Reduced fertiliser application during the planting window is likely to lower yields, particularly for nitrogen-intensive crops such as corn. Wheat and rice face similar pressures across fertiliser-dependent regions. This reflects constrained inputs rather than speculation. With inventories already tight, even modest yield declines could drive significant price movements.
Fertiliser and input producers gain sustained pricing support.
Supply is slow to respond, with limited capacity to increase production in the near term. This supports margins beyond the initial disruption. Producers with access to low-cost feedstock, particularly natural gas, are advantaged relative to higher-cost or disrupted regions. Earnings expectations have not fully adjusted to this dynamic.
Margin pressure across food and consumer value chains is building.
Higher input costs at the farm level are unlikely to be fully passed through, particularly in price-sensitive markets. The impact will emerge with a lag, moving from crop yields to commodity prices, then into processors and retailers. Companies with limited pricing power or exposure to spot input costs face the greatest risk, while those with stronger cost control or contractual protection are better positioned.
Emerging market vulnerability remains underappreciated.
Countries reliant on imported fertiliser and food face simultaneous cost and availability pressures, with limited fiscal capacity to absorb the shock. The likely result is higher food inflation, currency pressure, and strain on subsidy systems. These risks are not fully reflected in current market pricing, particularly in regions where food represents a large share of household expenditure.
Outlook and Strategic Considerations
The current market narrative remains centred on energy, but the more persistent risk is emerging within the global food system. What begins as a disruption in fertiliser supply is already feeding through to agricultural production, trade flows, and inflation. The challenge is not visibility, but timing. The most significant effects will emerge with a lag, which explains why they remain underrepresented in current pricing.
This is not a typical commodity cycle that resolves through higher prices and supply response. It is a system-level disruption where constraints on movement, limited policy tools, and tight capacity extend the duration of the shock. Once planting decisions are made, outcomes are largely fixed. The adjustment then moves downstream, from crop yields to food prices and broader economic effects.
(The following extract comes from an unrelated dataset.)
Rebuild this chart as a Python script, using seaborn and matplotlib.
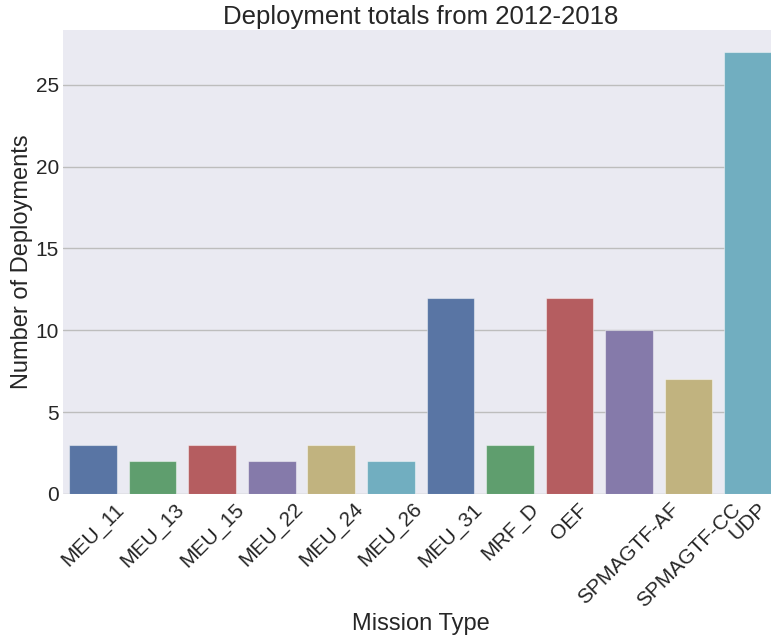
import matplotlib
matplotlib.use("Agg")
import pandas as pd
import matplotlib.pyplot as plt
import seaborn as sns

missions = ["MEU_11", "MEU_13", "MEU_15", "MEU_22", "MEU_24", "MEU_26",
            "MEU_31", "MRF_D", "OEF", "SPMAGTF-AF", "SPMAGTF-CC", "UDP"]
deployments = [3, 2, 3, 2, 3, 2, 12, 3, 12, 10, 7, 27]

# old seaborn "deep" palette (6 colours), cycled
deep6 = ["#4C72B0", "#55A868", "#C44E52", "#8172B2", "#CCB974", "#64B5CD"]
colors = [deep6[i % 6] for i in range(len(missions))]

sns.set_style("darkgrid", {"axes.facecolor": "#EAEAF2"})
plt.rcParams['font.family'] = ['Liberation Sans', 'DejaVu Sans']

df = pd.DataFrame({"Mission Type": missions, "Number of Deployments": deployments})

fig = plt.figure(figsize=(7.71, 6.39), dpi=100)
ax = fig.add_axes([0.082, 0.227, 0.927, 0.726])

sns.barplot(data=df, x="Mission Type", y="Number of Deployments",
            hue="Mission Type", palette=colors, legend=False,
            edgecolor=(1, 1, 1, 0.45), linewidth=0.8, ax=ax)

ax.grid(False)
ax.yaxis.grid(True, color="#bdbdbd", linewidth=1.0)
ax.set_axisbelow(True)
for s in ax.spines.values():
    s.set_visible(False)
ax.tick_params(axis="y", length=0, labelsize=15, pad=3)
ax.tick_params(axis="x", length=0, labelsize=15, pad=4)
plt.setp(ax.get_xticklabels(), rotation=45)
ax.set_ylim(0, 28.35)
ax.set_xlabel("Mission Type", fontsize=17, labelpad=2)
ax.set_ylabel("Number of Deployments", fontsize=17, labelpad=2)
ax.set_title("Deployment totals from 2012-2018", fontsize=18.5, pad=4)

fig.savefig("out.png", dpi=100)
For investors, the focus should be on what is still developing rather than what is already visible. Agricultural commodities, fertiliser producers, and supply-constrained inputs offer the most direct exposure. Food value chains and import-dependent economies face increasing pressure. The divergence across sectors and regions is likely to widen as the effects become clearer.
Markets have priced the first-order shock. The second-order effects are still building. Recognising that distinction, and acting early, will shape performance in the quarters ahead.